* [Raw data]:
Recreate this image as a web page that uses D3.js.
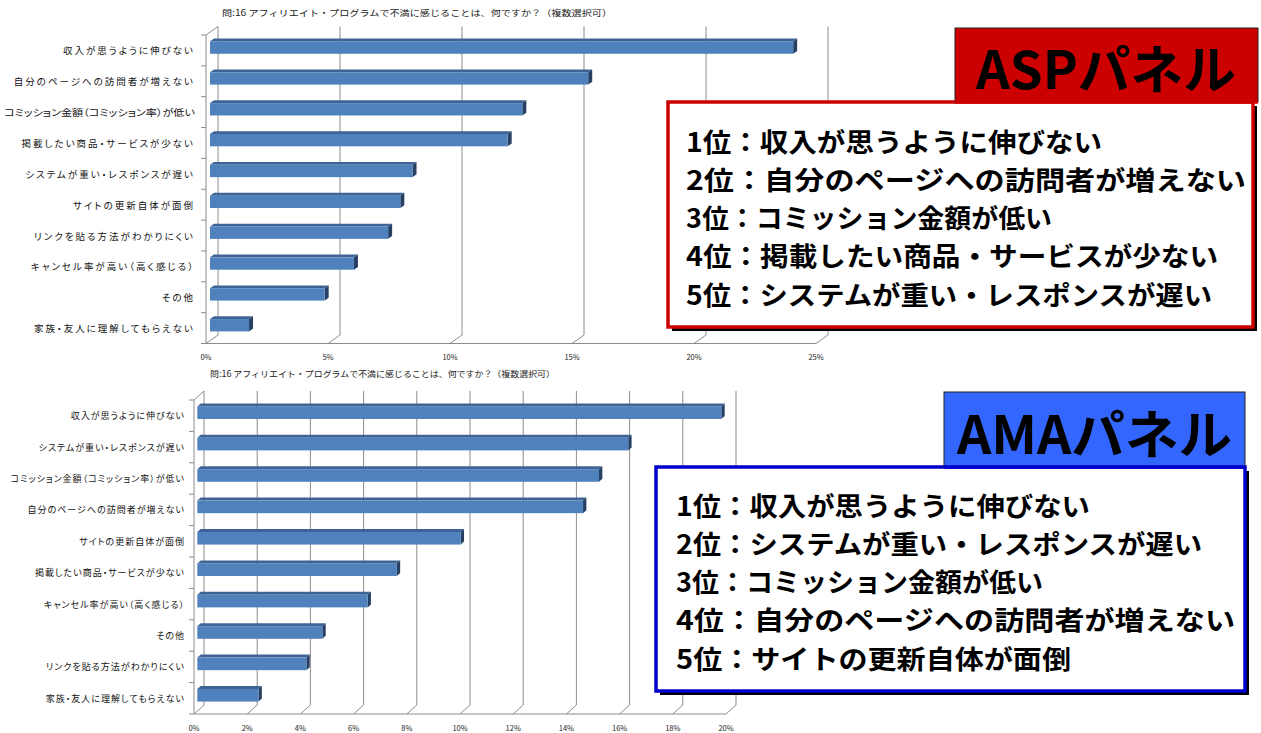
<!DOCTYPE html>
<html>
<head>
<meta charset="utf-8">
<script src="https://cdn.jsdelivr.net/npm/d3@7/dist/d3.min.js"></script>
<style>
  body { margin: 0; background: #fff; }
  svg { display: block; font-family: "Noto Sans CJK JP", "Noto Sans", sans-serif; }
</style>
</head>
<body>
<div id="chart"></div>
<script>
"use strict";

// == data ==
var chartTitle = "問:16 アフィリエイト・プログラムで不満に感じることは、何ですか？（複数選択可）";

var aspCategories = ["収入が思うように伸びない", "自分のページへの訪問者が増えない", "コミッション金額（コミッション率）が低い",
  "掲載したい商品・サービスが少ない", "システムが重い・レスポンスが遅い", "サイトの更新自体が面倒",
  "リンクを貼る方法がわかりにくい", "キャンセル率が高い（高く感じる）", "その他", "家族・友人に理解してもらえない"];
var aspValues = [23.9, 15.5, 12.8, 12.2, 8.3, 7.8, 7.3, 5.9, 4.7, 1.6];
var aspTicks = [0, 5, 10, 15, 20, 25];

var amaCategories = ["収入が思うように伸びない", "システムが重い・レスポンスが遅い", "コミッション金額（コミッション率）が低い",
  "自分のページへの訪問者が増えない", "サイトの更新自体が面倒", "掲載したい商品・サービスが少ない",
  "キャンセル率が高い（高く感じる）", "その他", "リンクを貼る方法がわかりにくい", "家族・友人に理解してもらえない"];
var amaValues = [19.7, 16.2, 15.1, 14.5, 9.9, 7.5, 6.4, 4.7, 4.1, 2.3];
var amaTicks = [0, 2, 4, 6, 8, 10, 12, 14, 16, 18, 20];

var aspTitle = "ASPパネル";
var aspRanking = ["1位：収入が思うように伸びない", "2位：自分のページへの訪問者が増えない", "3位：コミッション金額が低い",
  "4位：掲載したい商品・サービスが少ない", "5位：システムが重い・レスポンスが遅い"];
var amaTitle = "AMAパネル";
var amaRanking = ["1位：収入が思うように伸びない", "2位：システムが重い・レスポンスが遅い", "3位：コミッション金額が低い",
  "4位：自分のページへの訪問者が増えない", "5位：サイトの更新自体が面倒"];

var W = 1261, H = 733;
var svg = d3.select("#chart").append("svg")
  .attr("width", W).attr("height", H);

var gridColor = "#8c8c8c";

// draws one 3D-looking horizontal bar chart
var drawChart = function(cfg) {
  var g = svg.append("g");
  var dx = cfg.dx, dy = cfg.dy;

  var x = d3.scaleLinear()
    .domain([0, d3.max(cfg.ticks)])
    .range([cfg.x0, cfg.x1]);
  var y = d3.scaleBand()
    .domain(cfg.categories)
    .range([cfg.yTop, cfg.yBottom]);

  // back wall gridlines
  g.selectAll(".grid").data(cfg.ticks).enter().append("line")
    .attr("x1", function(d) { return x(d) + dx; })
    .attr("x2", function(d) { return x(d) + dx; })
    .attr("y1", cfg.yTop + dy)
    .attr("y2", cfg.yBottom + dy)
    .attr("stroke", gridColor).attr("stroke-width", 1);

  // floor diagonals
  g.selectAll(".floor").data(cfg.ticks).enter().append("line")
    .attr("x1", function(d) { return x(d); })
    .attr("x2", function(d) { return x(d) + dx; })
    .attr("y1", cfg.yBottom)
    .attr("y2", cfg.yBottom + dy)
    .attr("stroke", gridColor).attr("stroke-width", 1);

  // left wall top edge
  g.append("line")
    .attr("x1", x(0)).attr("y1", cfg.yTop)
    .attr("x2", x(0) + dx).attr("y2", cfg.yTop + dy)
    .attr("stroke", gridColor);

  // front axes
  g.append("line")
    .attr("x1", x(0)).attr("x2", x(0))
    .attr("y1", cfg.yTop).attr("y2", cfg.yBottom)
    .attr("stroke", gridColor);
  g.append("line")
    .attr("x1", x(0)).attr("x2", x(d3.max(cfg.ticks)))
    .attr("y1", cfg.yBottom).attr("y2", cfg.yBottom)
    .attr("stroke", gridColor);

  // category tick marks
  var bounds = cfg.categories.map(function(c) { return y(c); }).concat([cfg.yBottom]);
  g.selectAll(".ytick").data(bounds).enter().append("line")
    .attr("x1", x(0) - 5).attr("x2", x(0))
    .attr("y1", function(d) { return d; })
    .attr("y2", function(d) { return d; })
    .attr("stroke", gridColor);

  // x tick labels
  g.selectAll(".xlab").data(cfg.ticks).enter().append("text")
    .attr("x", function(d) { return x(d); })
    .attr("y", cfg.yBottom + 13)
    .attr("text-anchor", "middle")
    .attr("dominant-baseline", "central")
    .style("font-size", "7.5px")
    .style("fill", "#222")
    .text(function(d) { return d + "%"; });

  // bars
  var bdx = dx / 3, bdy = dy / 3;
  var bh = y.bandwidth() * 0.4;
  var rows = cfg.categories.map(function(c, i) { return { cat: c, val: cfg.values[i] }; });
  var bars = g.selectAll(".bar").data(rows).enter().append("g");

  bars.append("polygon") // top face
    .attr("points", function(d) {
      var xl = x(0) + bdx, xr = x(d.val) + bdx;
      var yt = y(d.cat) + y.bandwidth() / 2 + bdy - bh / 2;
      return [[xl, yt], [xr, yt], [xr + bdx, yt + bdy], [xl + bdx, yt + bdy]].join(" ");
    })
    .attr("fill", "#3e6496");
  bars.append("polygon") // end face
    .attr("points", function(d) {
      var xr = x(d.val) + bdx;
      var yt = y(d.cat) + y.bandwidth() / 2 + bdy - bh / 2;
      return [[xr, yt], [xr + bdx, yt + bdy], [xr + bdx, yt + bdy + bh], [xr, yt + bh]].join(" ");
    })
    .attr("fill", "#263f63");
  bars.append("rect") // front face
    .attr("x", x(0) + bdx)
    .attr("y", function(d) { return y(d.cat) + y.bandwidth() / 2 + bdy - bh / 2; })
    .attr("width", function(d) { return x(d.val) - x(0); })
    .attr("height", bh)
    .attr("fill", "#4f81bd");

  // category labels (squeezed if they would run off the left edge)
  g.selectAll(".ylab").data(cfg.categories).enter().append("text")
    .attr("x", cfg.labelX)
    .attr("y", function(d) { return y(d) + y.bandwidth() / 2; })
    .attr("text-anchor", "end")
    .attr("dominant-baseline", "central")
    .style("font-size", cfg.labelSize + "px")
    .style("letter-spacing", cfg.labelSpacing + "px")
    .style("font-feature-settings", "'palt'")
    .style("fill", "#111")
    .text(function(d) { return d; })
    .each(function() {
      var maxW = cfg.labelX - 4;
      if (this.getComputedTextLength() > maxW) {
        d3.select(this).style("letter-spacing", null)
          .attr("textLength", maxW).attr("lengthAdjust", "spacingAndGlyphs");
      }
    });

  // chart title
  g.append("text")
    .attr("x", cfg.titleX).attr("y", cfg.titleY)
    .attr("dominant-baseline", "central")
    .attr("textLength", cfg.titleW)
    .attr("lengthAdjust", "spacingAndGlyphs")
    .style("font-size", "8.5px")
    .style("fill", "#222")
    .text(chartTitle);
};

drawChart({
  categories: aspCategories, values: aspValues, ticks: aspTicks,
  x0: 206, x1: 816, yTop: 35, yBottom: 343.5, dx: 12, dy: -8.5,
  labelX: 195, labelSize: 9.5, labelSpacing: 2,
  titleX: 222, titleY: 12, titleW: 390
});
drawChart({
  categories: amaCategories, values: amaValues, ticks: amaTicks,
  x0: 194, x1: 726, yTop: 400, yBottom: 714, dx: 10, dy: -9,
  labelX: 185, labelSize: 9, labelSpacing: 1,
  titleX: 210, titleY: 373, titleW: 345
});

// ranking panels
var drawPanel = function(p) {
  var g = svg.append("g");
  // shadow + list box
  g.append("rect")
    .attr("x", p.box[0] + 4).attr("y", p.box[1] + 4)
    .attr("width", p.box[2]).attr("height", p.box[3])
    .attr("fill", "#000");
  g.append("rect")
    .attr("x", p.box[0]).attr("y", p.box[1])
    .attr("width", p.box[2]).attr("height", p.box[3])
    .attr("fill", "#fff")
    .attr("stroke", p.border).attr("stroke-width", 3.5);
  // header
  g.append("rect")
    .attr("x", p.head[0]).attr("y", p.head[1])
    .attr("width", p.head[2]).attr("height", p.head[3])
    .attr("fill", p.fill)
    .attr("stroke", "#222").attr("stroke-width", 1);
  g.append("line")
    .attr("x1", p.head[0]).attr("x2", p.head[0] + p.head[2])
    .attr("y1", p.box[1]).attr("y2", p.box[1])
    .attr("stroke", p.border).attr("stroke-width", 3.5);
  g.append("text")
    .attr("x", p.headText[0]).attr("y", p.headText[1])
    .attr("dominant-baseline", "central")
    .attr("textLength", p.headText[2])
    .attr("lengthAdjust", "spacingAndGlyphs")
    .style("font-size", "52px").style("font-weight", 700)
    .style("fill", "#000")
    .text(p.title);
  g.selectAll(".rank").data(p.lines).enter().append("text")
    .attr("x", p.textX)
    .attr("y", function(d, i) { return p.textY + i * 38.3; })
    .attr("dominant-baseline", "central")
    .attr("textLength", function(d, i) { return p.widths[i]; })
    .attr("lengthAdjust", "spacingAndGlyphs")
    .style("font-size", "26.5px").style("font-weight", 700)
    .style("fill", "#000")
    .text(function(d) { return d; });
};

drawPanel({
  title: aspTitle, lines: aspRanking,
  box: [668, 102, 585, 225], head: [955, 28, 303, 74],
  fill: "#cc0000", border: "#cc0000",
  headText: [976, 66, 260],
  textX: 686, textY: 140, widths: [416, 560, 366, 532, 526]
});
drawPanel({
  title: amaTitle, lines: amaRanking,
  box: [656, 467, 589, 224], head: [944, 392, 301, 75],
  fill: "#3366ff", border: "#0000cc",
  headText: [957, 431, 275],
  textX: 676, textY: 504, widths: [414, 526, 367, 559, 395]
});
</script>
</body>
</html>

* [Task]: Of all the lines above, how many contain the word "this"? Give the number and nothing else.

* [Result of the exercise]: 3